## BEGIN
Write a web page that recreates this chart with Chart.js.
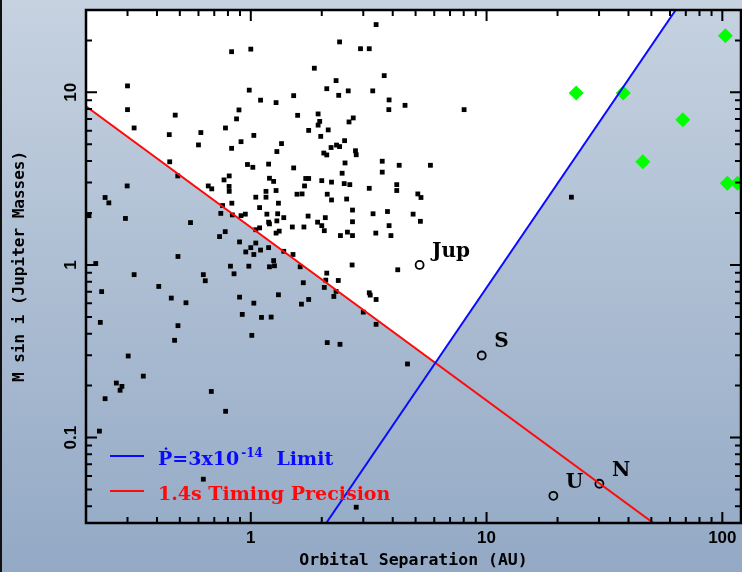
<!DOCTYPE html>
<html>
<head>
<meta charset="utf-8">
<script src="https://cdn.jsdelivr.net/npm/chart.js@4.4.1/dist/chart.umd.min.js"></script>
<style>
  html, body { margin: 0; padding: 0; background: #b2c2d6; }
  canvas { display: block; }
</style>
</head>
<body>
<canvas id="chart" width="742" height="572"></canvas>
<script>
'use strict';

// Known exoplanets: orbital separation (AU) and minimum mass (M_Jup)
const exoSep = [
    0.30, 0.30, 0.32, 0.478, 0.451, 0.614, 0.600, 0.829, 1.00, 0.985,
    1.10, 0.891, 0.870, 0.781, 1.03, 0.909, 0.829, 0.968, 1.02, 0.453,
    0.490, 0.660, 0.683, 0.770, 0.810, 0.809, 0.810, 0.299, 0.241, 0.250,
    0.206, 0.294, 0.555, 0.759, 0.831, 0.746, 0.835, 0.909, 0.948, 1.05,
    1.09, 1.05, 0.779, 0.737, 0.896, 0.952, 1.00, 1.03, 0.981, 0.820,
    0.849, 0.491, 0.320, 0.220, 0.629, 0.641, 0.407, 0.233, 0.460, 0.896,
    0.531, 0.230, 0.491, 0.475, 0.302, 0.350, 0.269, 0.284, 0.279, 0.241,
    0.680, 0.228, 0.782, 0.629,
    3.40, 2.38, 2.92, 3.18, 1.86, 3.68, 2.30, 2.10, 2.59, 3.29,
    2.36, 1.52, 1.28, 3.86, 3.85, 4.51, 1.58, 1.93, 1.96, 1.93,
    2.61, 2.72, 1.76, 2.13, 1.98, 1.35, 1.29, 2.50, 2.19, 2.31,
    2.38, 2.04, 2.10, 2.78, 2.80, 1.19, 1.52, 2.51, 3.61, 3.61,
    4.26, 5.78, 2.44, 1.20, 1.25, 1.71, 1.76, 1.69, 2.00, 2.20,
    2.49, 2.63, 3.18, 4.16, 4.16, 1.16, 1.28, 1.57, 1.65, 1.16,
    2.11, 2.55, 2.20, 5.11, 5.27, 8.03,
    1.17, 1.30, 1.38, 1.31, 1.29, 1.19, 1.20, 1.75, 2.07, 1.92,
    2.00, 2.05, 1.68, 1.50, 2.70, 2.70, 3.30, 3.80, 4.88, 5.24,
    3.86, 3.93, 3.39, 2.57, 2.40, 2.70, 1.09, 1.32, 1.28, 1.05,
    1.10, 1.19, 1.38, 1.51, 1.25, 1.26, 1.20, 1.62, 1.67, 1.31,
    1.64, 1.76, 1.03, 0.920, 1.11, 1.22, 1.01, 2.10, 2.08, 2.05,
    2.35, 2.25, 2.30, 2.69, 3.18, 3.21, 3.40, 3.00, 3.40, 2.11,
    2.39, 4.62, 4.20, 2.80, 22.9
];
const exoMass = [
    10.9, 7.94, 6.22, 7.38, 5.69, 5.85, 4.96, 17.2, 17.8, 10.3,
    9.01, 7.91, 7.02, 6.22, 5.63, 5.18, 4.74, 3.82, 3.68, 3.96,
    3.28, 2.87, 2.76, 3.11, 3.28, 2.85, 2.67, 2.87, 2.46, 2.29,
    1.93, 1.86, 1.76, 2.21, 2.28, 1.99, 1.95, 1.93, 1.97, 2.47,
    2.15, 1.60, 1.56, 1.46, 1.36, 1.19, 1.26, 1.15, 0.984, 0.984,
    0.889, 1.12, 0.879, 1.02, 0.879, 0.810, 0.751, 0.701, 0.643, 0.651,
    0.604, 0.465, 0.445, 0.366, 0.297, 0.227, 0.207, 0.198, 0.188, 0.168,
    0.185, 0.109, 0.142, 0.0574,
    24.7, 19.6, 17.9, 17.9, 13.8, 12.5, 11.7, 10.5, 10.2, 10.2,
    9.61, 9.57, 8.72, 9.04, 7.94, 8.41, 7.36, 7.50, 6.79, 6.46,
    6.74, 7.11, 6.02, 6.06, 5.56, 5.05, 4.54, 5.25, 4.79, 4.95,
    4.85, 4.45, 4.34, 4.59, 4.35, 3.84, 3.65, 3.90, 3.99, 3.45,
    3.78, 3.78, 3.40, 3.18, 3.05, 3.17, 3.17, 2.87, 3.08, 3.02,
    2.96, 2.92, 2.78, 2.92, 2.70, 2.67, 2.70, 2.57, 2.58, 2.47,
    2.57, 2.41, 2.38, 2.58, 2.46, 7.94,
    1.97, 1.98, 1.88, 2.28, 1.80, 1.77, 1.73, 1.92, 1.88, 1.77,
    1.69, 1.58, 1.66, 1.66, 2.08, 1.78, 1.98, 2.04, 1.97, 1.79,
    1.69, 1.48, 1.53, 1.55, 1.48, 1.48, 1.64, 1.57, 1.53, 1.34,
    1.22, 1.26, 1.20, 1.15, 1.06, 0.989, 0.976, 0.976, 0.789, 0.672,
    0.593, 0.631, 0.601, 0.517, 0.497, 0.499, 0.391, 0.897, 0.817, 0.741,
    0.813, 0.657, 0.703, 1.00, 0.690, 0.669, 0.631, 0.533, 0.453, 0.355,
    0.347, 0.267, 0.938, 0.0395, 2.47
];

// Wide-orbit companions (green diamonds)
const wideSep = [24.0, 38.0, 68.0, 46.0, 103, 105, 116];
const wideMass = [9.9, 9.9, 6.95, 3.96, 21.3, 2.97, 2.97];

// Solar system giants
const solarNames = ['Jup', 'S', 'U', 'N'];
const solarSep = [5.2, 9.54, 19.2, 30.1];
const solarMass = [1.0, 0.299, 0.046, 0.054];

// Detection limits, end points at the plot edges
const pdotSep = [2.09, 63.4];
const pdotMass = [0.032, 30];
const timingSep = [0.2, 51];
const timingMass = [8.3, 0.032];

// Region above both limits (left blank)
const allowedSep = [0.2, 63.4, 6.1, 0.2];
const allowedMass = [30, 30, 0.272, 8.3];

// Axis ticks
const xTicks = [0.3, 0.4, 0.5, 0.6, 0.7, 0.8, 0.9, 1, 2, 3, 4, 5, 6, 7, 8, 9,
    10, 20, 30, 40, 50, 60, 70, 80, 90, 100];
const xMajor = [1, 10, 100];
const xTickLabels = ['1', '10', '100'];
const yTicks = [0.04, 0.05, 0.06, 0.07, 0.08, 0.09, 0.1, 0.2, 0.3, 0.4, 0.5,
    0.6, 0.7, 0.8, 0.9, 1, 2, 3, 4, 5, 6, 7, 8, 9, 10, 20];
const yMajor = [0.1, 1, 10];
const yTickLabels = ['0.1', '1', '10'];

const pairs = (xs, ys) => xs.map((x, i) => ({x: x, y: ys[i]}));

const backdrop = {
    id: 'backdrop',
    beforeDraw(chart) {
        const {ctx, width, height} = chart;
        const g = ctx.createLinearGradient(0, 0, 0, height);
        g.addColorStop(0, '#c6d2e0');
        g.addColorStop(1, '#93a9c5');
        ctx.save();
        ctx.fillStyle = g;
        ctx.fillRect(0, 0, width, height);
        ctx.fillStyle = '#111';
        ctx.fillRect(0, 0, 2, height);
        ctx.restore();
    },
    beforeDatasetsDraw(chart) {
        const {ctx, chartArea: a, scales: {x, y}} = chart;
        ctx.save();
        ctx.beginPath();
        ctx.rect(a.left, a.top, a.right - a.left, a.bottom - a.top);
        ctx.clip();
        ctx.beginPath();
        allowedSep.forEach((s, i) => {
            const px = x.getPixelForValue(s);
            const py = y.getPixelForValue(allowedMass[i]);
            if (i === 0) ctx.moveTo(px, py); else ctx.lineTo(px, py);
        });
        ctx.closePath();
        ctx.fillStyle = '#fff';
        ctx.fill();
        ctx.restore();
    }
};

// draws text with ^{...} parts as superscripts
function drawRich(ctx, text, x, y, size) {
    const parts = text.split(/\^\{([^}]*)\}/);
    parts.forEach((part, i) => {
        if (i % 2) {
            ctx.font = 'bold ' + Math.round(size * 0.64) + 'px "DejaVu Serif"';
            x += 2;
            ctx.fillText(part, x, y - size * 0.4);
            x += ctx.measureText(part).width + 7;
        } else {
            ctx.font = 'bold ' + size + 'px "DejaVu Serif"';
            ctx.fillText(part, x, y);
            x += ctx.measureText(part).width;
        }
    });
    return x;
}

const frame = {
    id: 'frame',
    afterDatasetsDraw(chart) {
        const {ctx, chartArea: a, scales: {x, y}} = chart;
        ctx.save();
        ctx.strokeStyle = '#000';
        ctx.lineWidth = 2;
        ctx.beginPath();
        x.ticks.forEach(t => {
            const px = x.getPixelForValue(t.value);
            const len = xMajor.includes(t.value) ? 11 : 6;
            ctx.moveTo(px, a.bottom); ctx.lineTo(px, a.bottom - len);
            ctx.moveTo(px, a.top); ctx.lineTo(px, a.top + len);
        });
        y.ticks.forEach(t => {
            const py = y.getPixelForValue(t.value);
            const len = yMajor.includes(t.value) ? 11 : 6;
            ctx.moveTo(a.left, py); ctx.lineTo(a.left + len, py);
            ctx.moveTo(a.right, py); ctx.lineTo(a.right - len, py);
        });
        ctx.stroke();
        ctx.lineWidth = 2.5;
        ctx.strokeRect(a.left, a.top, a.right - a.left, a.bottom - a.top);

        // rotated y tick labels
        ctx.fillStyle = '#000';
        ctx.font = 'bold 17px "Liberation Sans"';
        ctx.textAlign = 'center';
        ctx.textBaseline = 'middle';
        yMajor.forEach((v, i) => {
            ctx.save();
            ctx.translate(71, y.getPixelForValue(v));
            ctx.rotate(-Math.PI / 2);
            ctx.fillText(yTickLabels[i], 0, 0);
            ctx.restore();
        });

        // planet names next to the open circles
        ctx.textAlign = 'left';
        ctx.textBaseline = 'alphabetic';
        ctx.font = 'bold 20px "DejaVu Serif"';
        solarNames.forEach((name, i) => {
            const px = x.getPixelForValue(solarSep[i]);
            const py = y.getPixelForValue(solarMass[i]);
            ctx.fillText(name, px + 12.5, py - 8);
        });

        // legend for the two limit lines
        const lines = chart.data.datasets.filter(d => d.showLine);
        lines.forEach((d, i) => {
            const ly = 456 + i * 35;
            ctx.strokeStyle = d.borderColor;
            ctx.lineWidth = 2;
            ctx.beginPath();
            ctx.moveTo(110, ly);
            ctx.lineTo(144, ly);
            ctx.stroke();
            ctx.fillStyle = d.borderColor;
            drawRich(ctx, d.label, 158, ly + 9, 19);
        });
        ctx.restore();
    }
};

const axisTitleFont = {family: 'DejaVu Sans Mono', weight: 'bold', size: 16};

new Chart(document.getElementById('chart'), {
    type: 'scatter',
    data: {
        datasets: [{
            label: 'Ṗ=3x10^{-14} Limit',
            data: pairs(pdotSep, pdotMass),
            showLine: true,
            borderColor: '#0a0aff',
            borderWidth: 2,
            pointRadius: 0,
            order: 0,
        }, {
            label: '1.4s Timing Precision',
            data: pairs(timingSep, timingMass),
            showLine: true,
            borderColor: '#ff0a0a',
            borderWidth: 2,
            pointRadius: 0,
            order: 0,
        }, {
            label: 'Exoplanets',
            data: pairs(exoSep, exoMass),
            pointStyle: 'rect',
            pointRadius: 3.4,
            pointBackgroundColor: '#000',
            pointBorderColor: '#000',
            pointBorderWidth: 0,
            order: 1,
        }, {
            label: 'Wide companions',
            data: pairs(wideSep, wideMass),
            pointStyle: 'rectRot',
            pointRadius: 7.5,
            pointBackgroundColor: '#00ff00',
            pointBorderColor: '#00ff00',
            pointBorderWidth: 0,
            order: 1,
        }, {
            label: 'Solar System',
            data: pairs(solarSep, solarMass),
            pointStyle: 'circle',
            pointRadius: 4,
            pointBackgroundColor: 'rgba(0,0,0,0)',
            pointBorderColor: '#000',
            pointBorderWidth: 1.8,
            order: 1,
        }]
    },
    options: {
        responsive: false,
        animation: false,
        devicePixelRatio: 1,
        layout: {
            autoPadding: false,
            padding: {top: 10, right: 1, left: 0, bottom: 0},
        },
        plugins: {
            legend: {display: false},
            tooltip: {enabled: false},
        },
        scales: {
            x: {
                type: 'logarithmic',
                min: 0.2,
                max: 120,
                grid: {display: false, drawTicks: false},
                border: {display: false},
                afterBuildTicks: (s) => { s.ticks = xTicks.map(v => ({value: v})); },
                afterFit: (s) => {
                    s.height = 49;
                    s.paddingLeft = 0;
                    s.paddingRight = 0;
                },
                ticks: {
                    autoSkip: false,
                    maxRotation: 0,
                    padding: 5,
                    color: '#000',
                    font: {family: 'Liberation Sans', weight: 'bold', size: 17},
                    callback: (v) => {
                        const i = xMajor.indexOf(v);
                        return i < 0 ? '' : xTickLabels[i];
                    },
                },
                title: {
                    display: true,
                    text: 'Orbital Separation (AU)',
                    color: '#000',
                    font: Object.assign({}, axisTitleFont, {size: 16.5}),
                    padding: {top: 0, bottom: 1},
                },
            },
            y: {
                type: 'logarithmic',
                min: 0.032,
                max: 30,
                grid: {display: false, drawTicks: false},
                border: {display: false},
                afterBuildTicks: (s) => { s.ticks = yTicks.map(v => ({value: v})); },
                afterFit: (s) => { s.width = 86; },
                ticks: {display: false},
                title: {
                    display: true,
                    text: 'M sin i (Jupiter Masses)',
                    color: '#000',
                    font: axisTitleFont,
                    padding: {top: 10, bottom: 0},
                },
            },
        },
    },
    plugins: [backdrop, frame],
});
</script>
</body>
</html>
## END
▶ Exercise directions:
Tally up the lines of the listing containing the word "with". Give only the total.

▶ Complete output:
2